By the Shores of Silver Lake. New York: Harper & Bros., 1953. Print.
“Nature is potential. However, it is different in the eyes of different people. We must use the potential that is nature to further ourselves as individuals and achieve our own personal goals.” -- I like the ‘nature is potential’ - Lewontin, incidentally, might say something like that. However, the next two sentences seem to retreat into vagueness. Be wary of definitions that refuse to define!
ReplyDeleteI liked the 2nd and 3rd paragraphs - you develop the idea well. My cautionary note is that I wonder whether you see a conceptual unity in the two kinds of potential. I mean, you clearly do, but there’s an ambivalence here.
Toward the close of the essay, you explore different *kinds* of potential. This is all interesting and well-executed, but it’s also diffuse.

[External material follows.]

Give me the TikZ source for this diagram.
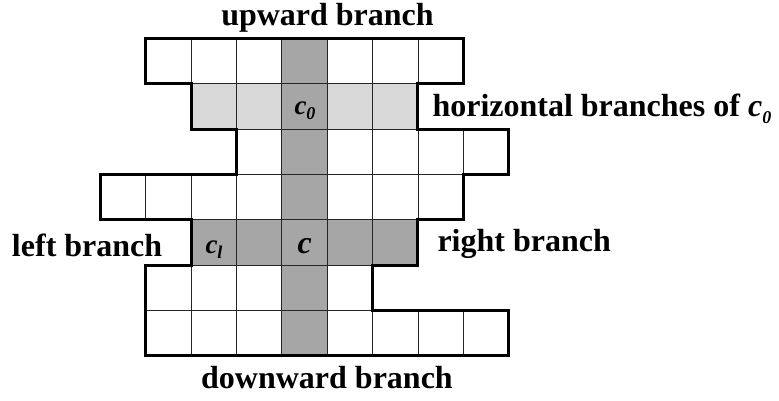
\documentclass[tikz,border=0pt]{standalone}
\usepackage{fontspec}
\setmainfont{Liberation Serif}
\definecolor{darkg}{RGB}{166,166,166}
\definecolor{lightg}{RGB}{217,217,217}
\tikzset{
  gridline/.style={draw=black!85,line width=0.9pt},
  outline/.style={draw=black,line width=3pt,line join=miter},
  lbl/.style={inner sep=0pt,outer sep=0pt,font=\fontsize{32}{36}\selectfont\bfseries},
  clbl/.style={inner sep=0pt,outer sep=0pt,font=\fontsize{27}{30}\selectfont\bfseries\itshape},
}
\newcommand{\subz}[1]{\raisebox{-0.22em}{\fontsize{18}{20}\selectfont #1}}
\begin{document}
\begin{tikzpicture}[x=1pt,y=-1pt]
\useasboundingbox (0,0) rectangle (779,400);
\begin{scope}[shift={(100.5,38.3)},x=45.35pt,y=-45.35pt]
  \fill[white] (1,0) -- (8,0) -- (8,1) -- (7,1) -- (7,2) -- (9,2) -- (9,3) -- (8,3) -- (8,4) -- (7,4) -- (7,5) -- (6,5) -- (6,6) -- (9,6) -- (9,7) -- (1,7) -- (1,5) -- (2,5) -- (2,4) -- (0,4) -- (0,3) -- (3,3) -- (3,2) -- (2,2) -- (2,1) -- (1,1) -- cycle;
  \fill[lightg] (2,1) rectangle (7,2);
  \fill[darkg] (2,4) rectangle (7,5);
  \fill[darkg] (4,0) rectangle (5,7);
  \foreach \r/\a/\b in {0/1/7,1/2/6,2/3/8,3/0/7,4/2/6,5/1/5,6/1/8} {
    \foreach \c in {\a,...,\b} {
      \draw[gridline] (\c,\r) rectangle ++(1,1);
    }
  }
  \draw[outline] (1,0) -- (8,0) -- (8,1) -- (7,1) -- (7,2) -- (9,2) -- (9,3) -- (8,3) -- (8,4) -- (7,4) -- (7,5) -- (6,5) -- (6,6) -- (9,6) -- (9,7) -- (1,7) -- (1,5) -- (2,5) -- (2,4) -- (0,4) -- (0,3) -- (3,3) -- (3,2) -- (2,2) -- (2,1) -- (1,1) -- cycle;
\end{scope}
\node[lbl,anchor=base] (up) at (327.5,25) {upward branch};
\node[lbl,anchor=base] (down) at (327,388) {downward branch};
\node[lbl,anchor=base west] (left) at (12,256.5) {left branch};
\node[lbl,anchor=base west] (right) at (437.5,251.5) {right branch};
\node[lbl,anchor=base west] (horiz) at (432.5,116.5) {horizontal branches of \textit{c}\subz{\textit{0}}};
\node[clbl,anchor=base] (c0) at (305,114) {c\subz{0}};
\node[clbl,anchor=base,font=\fontsize{32}{36}\selectfont\bfseries\itshape] (c) at (304.6,253) {c};
\node[clbl,anchor=base] (cl) at (214,253) {c\subz{l}};
\end{tikzpicture}
\end{document}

Is spiritual potential (Abbey) and “inner” potential (Wilder) really the same as economic potential? I’m not saying that it isn’t, but I do think there are some large gaps here which could be addressed. Part of you wants to draw a distinction between the inner and the outer; part of you wants to erase that distinction. I’d be happier if the argument wrestled with that problem rather than evading it.